No, and we will set up a public list if more people joins. We are
currently two persons discussing various thing. If more joins, I hope to
add all of the mails up til now into the mailing list archive available to
the public.
In article <Pine.LNX.4.58.0704052011190.2@notam02.uio.no>,
Kjetil Svalastog Matheussen  <kjet@notam02.no> wrote:

> Right. But I hope it will be possible to make a standard that is
> customizable for most of the issues, so that the new language doesn't
> exclude that many people from wanting to use it.

So what exactly is wrong with R[56]RS in this regard? None of the
features you are proposing seem to be fundamentally incompatible with
RnRS, except for the lack of hygienic macros.

And why, if you are so interested in creating a better Scheme standard
(instead of just a variant that is to your particular liking), have
you not participated in the R6RS process?

Lauri

On Thu, 5 Apr 2007, Lauri Alanko wrote:
> In article <Pine.LNX.4.58.0704052011190.2@notam02.uio.no>,
> Kjetil Svalastog Matheussen  <kjet@notam02.no> wrote:
> > Right. But I hope it will be possible to make a standard that is
> > customizable for most of the issues, so that the new language doesn't
> > exclude that many people from wanting to use it.

> So what exactly is wrong with R[56]RS in this regard? None of the
> features you are proposing seem to be fundamentally incompatible with
> RnRS, except for the lack of hygienic macros.

> And why, if you are so interested in creating a better Scheme standard
> (instead of just a variant that is to your particular liking), have
> you not participated in the R6RS process?

If you are serious about discussing this, please mail me privately.
I don't want to create noisy discussions here.
On Apr 5, 4:46 am, "William D Clinger" <cesur@yahoo.com> wrote:

> I thought it was a cute April Fools' joke.
> Reconsidering it as an actual programming
> language, it still looks like a cute April
> Fools' joke.

As opposed to, say, R6RS "plausible lists", Will?

- Aignde

> you not participated in the R6RS process?

Can't speak for the OP, but from my own POV, the R6RS mailing list
demonstrates a strong selection bias. It looks like it would be
impossible to get anything practical accepted (or drop the utopian
features). R6RS is clearly headed towards becoming a toy/academic/
research language, and there's no point in disturbing the editors or
so-called community: they're enjoying themselves too much.

The only cure for R6RS is ignoring it.

- Aignde

On Apr 5, 8:38 pm, aig@mailinator.com wrote:

> Can't speak for the OP, but from my own POV, the R6RS mailing list
> demonstrates a strong selection bias.
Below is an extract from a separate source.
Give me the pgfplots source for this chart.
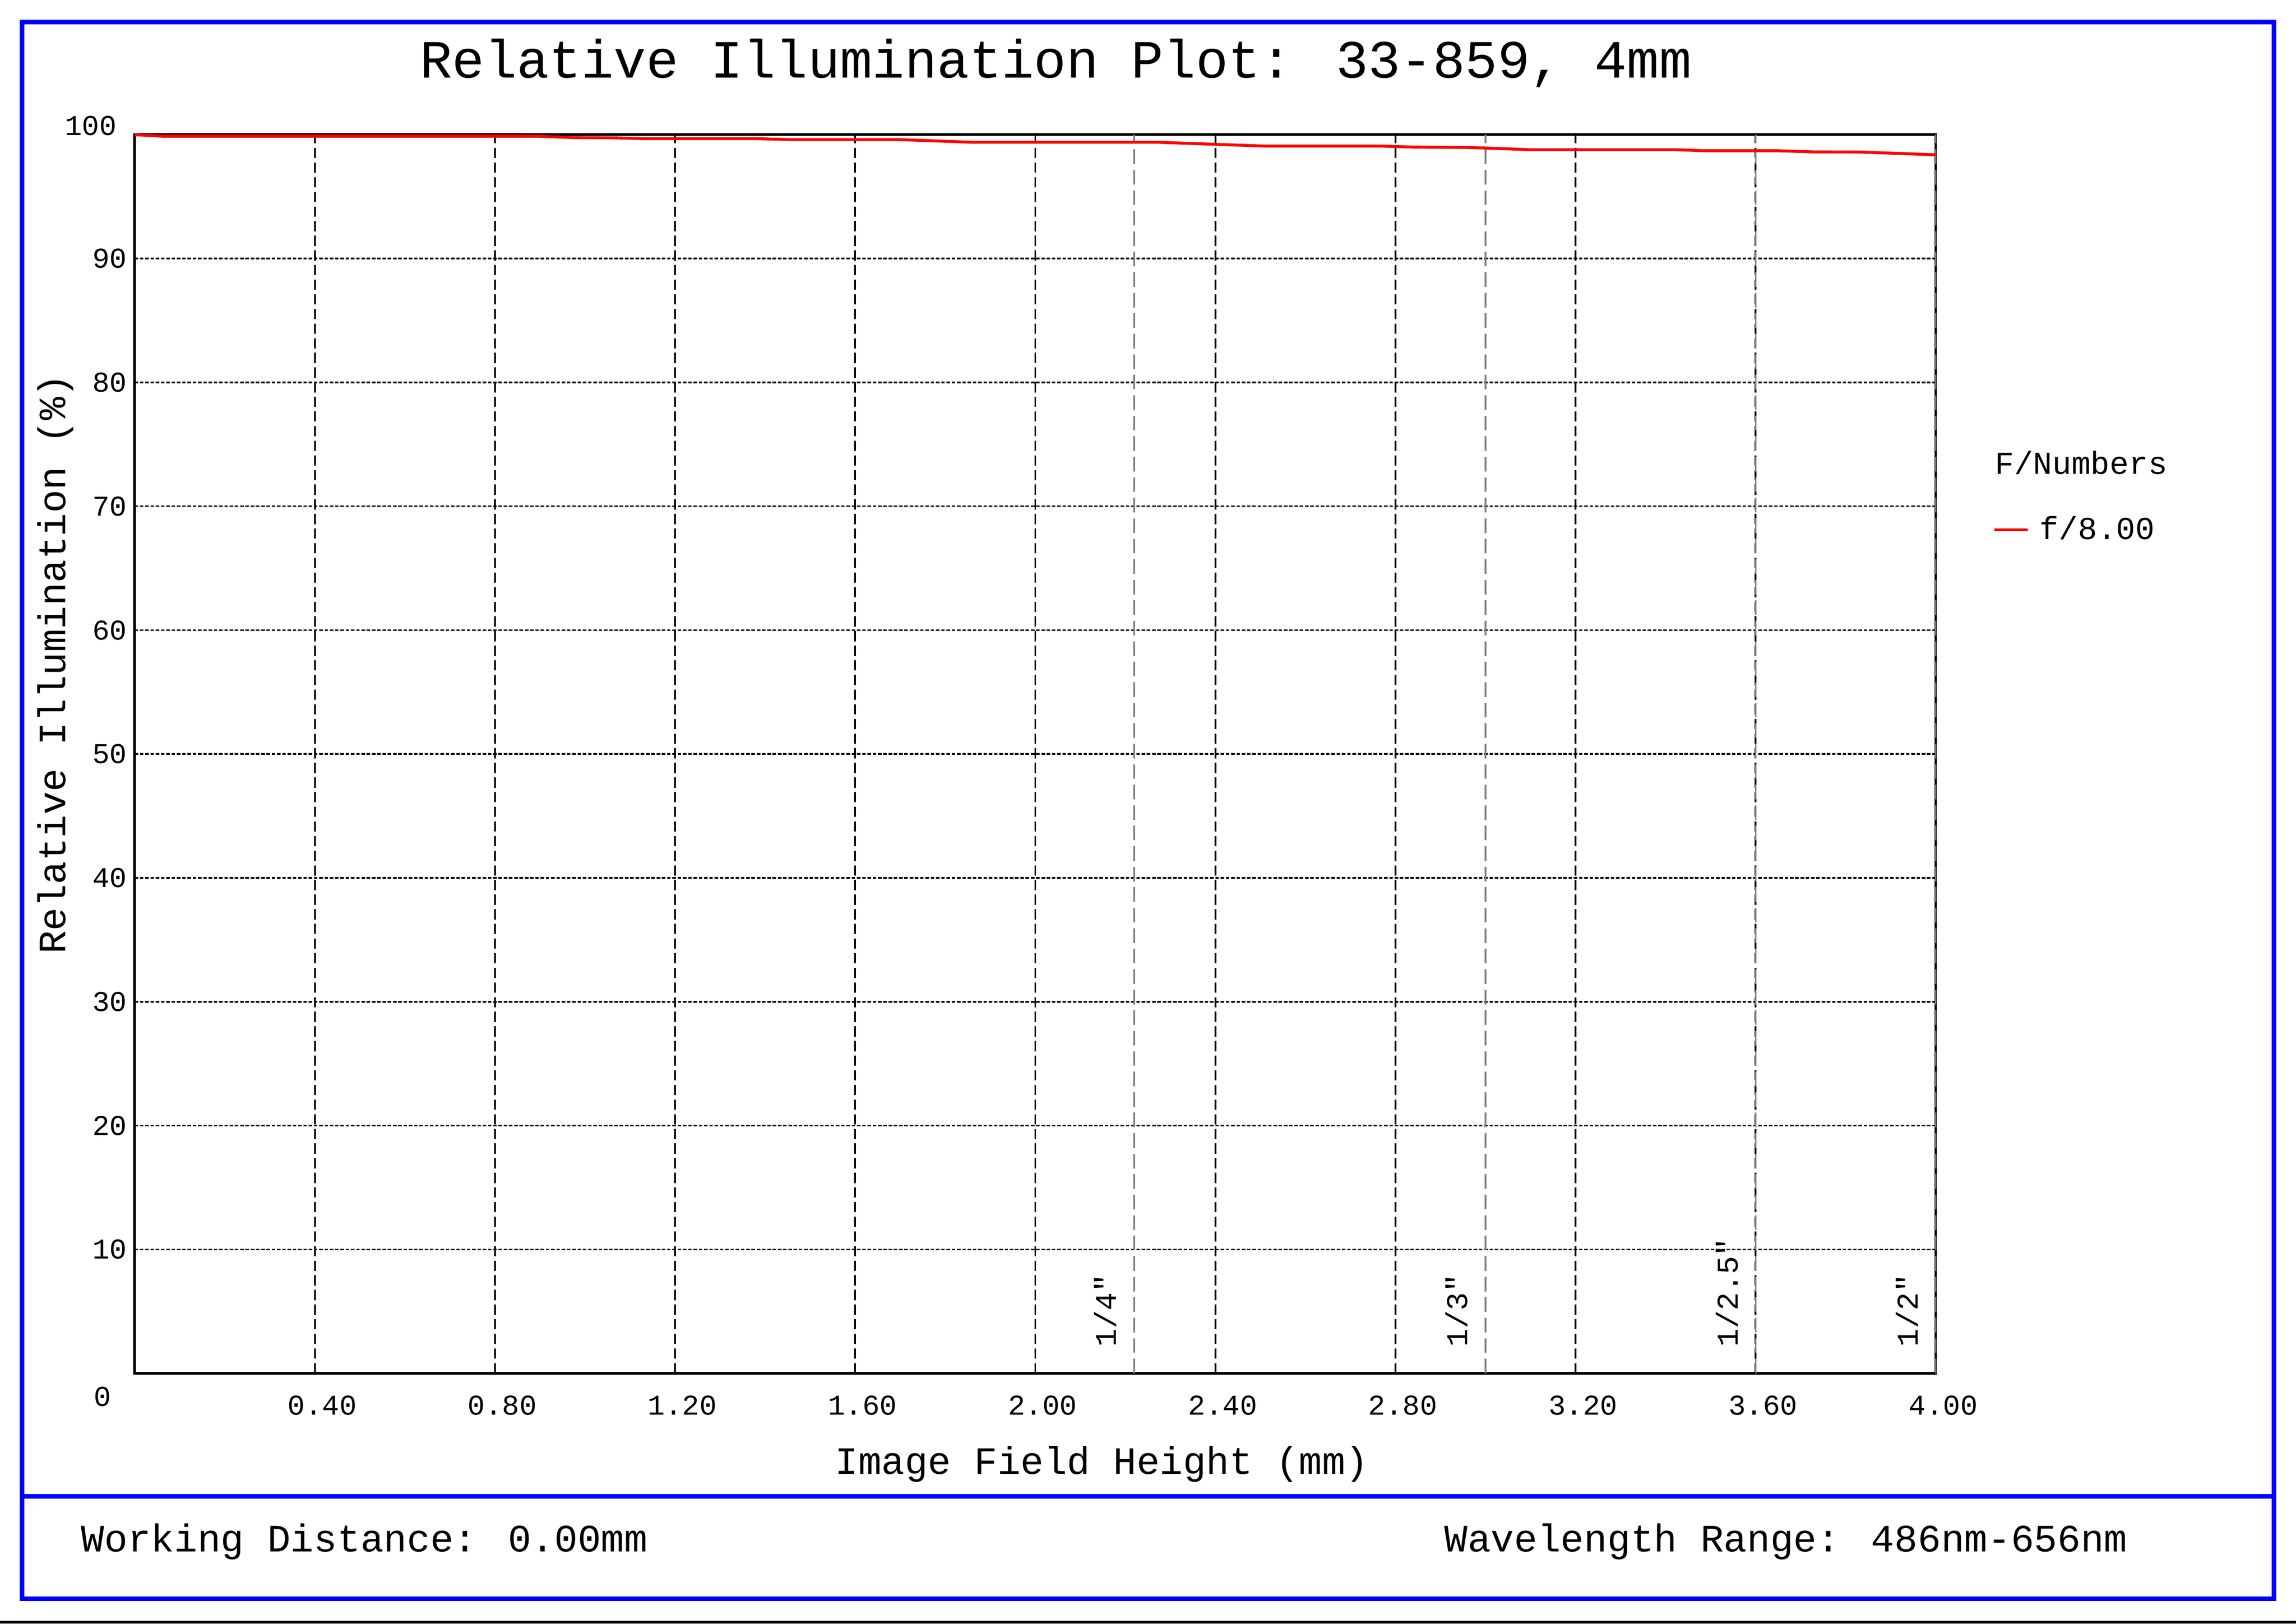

It looks like it would be
> impossible to get anything practical accepted (or drop the utopian
> features).

The number of formal comments that people submitted and the number of
comments that got adopted by the editors say otherwise about how the
process is going.

Maybe you can elaborate on your opinion a little so that we avoid any
misunderstandings.  What do you mean by "strong selection bias"?

Aziz,,,

> The number of formal comments that people submitted and the

After you exclude formal comments that refer to typos, wording, bike
shed and other minor issues, that list doesn't look so impressive.

> misunderstandings.  What do you mean by "strong selection bias"?

Very simple:

1) People who make certain kinds of requests are silenced by the
editors and their fans

2) Normal Schemers don't bother participating even if they agree with
the original point.

3) The discussion gets archived and exerts a chilling effect on most
would-be posters in the future.

4) After a while all would-be dissenters give up on the discussion
list, and the editors and their fans think they have achieved
consensus.

Kind of like the way digg-ers self-select themselves to be more and
more idiotic month after month, yet they still think they are somehow
representative of the word at large.

By the way, didn't some R6RS editors leave early on due to serious
disagreements with the rest of the group?